A leading Japanese car parts manufacturer has become the latest corporate victim of Business Email Compromise (BEC), after revealing losses of four billion yen ($37.3m).
Toyota Boshoku Corporation, a subsidiary of the Toyota Group, sells seats, textile components, interior lights and other parts.
However, on August 14 its European subsidiary was duped into making a large fund transfer outside of the company, it revealed in a news release.
“Recognizing the high possibility of criminal activity, we promptly established a team comprising legal professionals, then reported the loss to local investigating authorities,” it explained. “While cooperating in all aspects of the investigation, we are devoting our utmost efforts to procedures for securing/recovering the leaked funds.”

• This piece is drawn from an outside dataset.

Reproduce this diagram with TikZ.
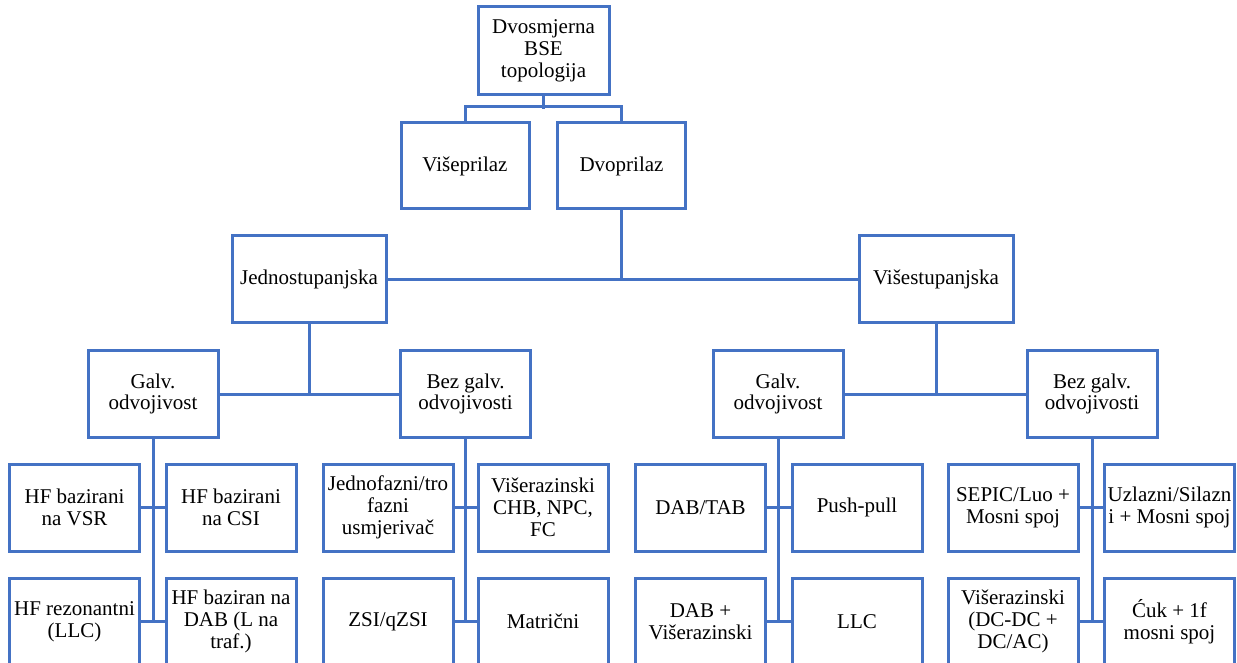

Few other details have been released at present while the investigation is ongoing, but the company said it may need to amend its March 2020 earnings forecast if it has not been able to recover any of the funds.
Javvad Malik, security awareness advocate at KnowBe4, argued that BEC is fundamentally predicated on socially engineering the victim into making the money transfer.
“The first step should be raising awareness amongst staff of these attacks, particularly those who work in finance or have the ability to set up new payments or amend existing ones,” he added.
“Secondly, and perhaps more importantly, procedures need to be in place which prevent one user from being able to authorize or create a new payment. Rather, segregation of duties should be put in place whereby more than one user approval is needed to initiate payment, as well as having established and trusted mechanisms through which any requests can be queried.”
According to FBI figures, BEC scammers made around $1.3bn in 2018, around half of the total reported losses ascribed to cybercrime during the year.
A separate report from the US Treasury earlier this year claimed attacks on US victims alone made cyber-criminals $300m each month in 2018.